Depuis 2022, Anne Lafosse est directrice-adjointe Formation de la Graduate School Métiers de la recherche et de l'enseignement supérieur de l’Université Paris-Saclay. Cette entité interdisciplinaire a pour objectif de promouvoir, au niveau de la recherche et de l’enseignement, la formation à la recherche par la recherche. Pour y parvenir, l’enseignante-chercheuse met en place des dispositifs au sein et en support des structures d’enseignement, pour toutes les disciplines, que ce soit la chimie, la biologie, la physique, les sciences de l’ingénieur, la sociologie ou encore le droit.

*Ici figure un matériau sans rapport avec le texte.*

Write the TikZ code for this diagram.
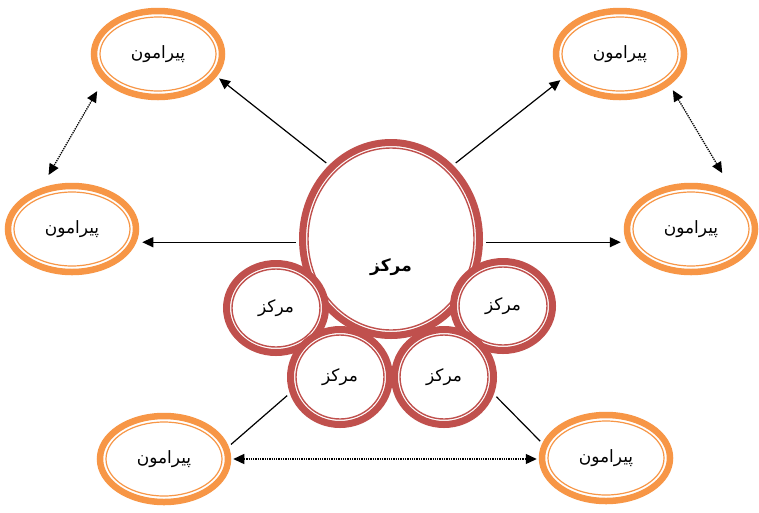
\documentclass[tikz,border=0pt]{standalone}
\usepackage{fontspec}
\usetikzlibrary{shapes.geometric,arrows.meta}
\TeXXeTstate=1
\newfontfamily\arabicfont[Script=Arabic]{DejaVu Sans}
\definecolor{peri}{HTML}{F79646}
\definecolor{core}{HTML}{C0504D}
\begin{document}
\begin{tikzpicture}[x=1pt,y=-1pt,
  perinode/.style={ellipse, draw=peri, line width=6.5pt, fill=white, minimum width=128pt, minimum height=86pt, inner sep=0pt, font=\arabicfont\fontsize{17}{19}\selectfont},
  corenode/.style={ellipse, draw=core, line width=7pt, fill=white, inner sep=0pt},
  smallcore/.style={corenode, font=\arabicfont\fontsize{17}{19}\selectfont},
  periin/.style={draw=peri, line width=1.2pt},
  corein/.style={draw=core, line width=1.4pt},
  tip/.tip={Triangle[length=11pt,width=10pt]},
  arr/.style={-tip, line width=1.2pt, black, shorten <=3.5pt, shorten >=3pt},
  plainline/.style={line width=1.2pt, black, shorten <=3.5pt, shorten >=3pt},
  darr/.style={tip-tip, densely dotted, line width=1.3pt, black}
]
\useasboundingbox[fill=white] (0,0) rectangle (759,512);

% peripheral ellipses
\foreach \n/\x/\y in {tl/158/54, tr/620/54, ml/72/229, mr/691/229, bl/164/459, br/606/458}{
  \node[perinode] (\n) at (\x,\y) {\beginR پیرامون\endR};
  \draw[periin] (\n.center) ellipse [x radius=58, y radius=37];
}

% core circles
\node[corenode, minimum width=177pt, minimum height=193pt] (big) at (391,239) {};
\draw[corein] (big.center) ellipse [x radius=83, y radius=91];
\node[font=\arabicfont\bfseries\fontsize{17}{19}\selectfont] (bigt) at (391,267) {\beginR مرکز\endR};

\foreach \n/\x/\y/\w/\h in {sl/276/308/99/89, sr/503/306/99/89, sbl/340/377/99/95, sbr/444/377/99/95}{
  \node[smallcore, minimum width=\w pt, minimum height=\h pt] (\n) at (\x,\y) {\beginR مرکز\endR};
  \draw[corein] (\n.center) ellipse [x radius=\w/2-5.5, y radius=\h/2-5.5];
}

% connectors
\draw[arr] (big.130) -- (tl.339);
\draw[arr] (big.50) -- (tr.203);
\draw[arr] (big.182) -- (big.182 -| ml.east);
\draw[arr] (big.358) -- (big.358 -| mr.west);
\draw[plainline] (sbl.198) -- (bl.11);
\draw[plainline] (sbr.341) -- (br.167);

\draw[darr, shorten <=12pt, shorten >=15pt] (tl.206) -- (ml.127);
\draw[darr, shorten <=6pt, shorten >=24pt] (tr.328) -- (mr.39);
\draw[darr, shorten <=2pt, shorten >=2pt] (bl.east) -- (bl.east -| br.west);
\end{tikzpicture}
\end{document}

Par exemple, le Congrès junior pluridisciplinaire, dont la première édition a eu lieu début juin 2022, a pour vocation de faire découvrir les activités de recherche effectuées par les étudiantes et les étudiants au sein des établissements-composantes, composantes et universités membres-associés de l'Université Paris-Saclay. « Le défi pour cette journée est de parvenir à représenter toutes les disciplines et toutes les formations. » La deuxième édition est en préparation.

Enfin, pour que les étudiantes et les étudiants valorisent ce type de réalisation, Anne Lafosse participe, dans le cadre de l’European University Alliance for Global Health (EUGLOH), à développer un outil de certification des compétences sur la base de micro-crédits.